Restrict the output to the lines below starting at the one that contains "Clone this chart in seaborn and matplotlib." and ending at the one that contains "from matplotlib.ticker import FuncFormatter", and restate them word for word, both ends included.

——————————

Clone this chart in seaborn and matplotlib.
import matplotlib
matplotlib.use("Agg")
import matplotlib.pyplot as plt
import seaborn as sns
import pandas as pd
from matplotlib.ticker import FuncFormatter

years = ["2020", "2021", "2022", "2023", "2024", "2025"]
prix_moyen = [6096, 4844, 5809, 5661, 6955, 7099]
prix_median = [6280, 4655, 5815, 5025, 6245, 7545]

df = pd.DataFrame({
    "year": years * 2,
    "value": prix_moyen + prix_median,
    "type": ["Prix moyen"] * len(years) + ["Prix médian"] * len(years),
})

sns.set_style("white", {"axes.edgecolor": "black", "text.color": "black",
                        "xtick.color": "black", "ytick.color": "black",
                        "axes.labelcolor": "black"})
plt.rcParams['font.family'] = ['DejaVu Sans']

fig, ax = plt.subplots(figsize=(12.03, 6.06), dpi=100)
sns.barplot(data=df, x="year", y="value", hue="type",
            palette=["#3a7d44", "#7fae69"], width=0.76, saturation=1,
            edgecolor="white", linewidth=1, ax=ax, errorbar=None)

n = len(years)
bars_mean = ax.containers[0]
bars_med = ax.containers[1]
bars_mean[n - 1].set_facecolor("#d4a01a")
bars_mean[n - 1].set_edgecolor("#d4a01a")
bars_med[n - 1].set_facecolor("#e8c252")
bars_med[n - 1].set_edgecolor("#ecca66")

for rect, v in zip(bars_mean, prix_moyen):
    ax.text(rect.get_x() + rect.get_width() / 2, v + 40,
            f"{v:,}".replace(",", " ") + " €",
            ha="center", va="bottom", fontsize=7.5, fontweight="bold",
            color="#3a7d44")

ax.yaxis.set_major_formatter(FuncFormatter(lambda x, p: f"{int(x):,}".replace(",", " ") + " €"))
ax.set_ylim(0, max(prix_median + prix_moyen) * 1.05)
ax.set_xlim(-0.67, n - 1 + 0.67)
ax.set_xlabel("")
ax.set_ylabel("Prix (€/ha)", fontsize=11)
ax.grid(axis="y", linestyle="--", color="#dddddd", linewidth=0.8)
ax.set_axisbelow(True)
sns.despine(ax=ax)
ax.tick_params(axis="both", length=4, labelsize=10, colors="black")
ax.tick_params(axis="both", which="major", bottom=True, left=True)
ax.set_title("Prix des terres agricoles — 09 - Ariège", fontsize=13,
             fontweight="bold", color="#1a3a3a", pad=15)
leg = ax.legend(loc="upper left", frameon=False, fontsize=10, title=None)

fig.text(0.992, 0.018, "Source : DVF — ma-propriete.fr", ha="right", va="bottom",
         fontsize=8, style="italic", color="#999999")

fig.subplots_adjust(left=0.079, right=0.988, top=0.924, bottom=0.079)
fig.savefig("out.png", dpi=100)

——————————

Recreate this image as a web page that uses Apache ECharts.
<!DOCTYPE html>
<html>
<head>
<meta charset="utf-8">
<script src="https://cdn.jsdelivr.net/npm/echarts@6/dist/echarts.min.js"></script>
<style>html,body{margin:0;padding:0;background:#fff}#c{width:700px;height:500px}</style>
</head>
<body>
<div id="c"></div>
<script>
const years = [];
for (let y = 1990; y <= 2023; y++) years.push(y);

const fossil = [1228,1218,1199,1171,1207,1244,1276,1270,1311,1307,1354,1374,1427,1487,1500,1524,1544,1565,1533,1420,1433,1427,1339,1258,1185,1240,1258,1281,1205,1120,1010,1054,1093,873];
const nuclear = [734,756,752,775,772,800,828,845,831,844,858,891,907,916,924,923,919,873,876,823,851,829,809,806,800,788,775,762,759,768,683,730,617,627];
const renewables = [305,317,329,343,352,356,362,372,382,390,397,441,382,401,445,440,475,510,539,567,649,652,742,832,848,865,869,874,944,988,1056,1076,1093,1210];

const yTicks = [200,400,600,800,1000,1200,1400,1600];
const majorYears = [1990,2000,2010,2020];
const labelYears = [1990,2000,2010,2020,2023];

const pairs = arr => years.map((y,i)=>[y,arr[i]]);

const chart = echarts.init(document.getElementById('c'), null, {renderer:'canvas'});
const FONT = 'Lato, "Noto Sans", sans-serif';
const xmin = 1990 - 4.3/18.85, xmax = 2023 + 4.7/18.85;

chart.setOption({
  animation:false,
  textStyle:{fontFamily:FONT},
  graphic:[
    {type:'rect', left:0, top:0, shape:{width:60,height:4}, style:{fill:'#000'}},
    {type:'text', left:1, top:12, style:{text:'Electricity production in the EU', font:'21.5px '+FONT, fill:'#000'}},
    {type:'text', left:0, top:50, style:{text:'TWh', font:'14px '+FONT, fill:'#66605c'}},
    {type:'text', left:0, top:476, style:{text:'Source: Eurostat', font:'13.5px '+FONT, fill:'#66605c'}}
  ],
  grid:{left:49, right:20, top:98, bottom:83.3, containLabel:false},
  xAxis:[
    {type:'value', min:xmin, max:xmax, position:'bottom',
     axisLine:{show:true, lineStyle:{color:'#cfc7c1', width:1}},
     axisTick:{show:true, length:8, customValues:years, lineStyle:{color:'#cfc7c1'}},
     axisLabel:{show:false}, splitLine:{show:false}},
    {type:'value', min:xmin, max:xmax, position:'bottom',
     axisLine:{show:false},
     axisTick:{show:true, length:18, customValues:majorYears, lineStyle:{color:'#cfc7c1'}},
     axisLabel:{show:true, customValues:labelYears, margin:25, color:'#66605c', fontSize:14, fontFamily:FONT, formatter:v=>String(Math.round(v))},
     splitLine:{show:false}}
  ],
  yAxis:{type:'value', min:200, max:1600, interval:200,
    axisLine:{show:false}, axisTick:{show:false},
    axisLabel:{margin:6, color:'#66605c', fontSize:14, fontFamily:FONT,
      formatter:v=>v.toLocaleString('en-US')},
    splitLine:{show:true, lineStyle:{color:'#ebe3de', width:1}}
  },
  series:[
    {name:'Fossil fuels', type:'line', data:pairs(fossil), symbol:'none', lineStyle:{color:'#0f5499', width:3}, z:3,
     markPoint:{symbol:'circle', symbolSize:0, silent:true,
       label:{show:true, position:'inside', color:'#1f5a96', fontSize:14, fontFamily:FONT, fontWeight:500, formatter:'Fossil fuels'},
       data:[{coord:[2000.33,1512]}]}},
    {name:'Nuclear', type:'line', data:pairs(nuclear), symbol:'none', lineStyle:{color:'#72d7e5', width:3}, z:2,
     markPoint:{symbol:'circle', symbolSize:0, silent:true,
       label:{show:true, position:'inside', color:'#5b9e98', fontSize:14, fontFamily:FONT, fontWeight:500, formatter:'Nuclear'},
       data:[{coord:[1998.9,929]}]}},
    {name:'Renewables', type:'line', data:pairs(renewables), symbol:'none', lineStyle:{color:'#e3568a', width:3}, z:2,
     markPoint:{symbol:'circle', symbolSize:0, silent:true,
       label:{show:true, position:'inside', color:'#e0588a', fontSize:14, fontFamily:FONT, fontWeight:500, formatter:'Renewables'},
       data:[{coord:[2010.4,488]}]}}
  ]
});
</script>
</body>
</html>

——————————

→ **Exercise response**
Clone this chart in seaborn and matplotlib.
import matplotlib
matplotlib.use("Agg")
import matplotlib.pyplot as plt
import seaborn as sns
import pandas as pd
from matplotlib.ticker import FuncFormatter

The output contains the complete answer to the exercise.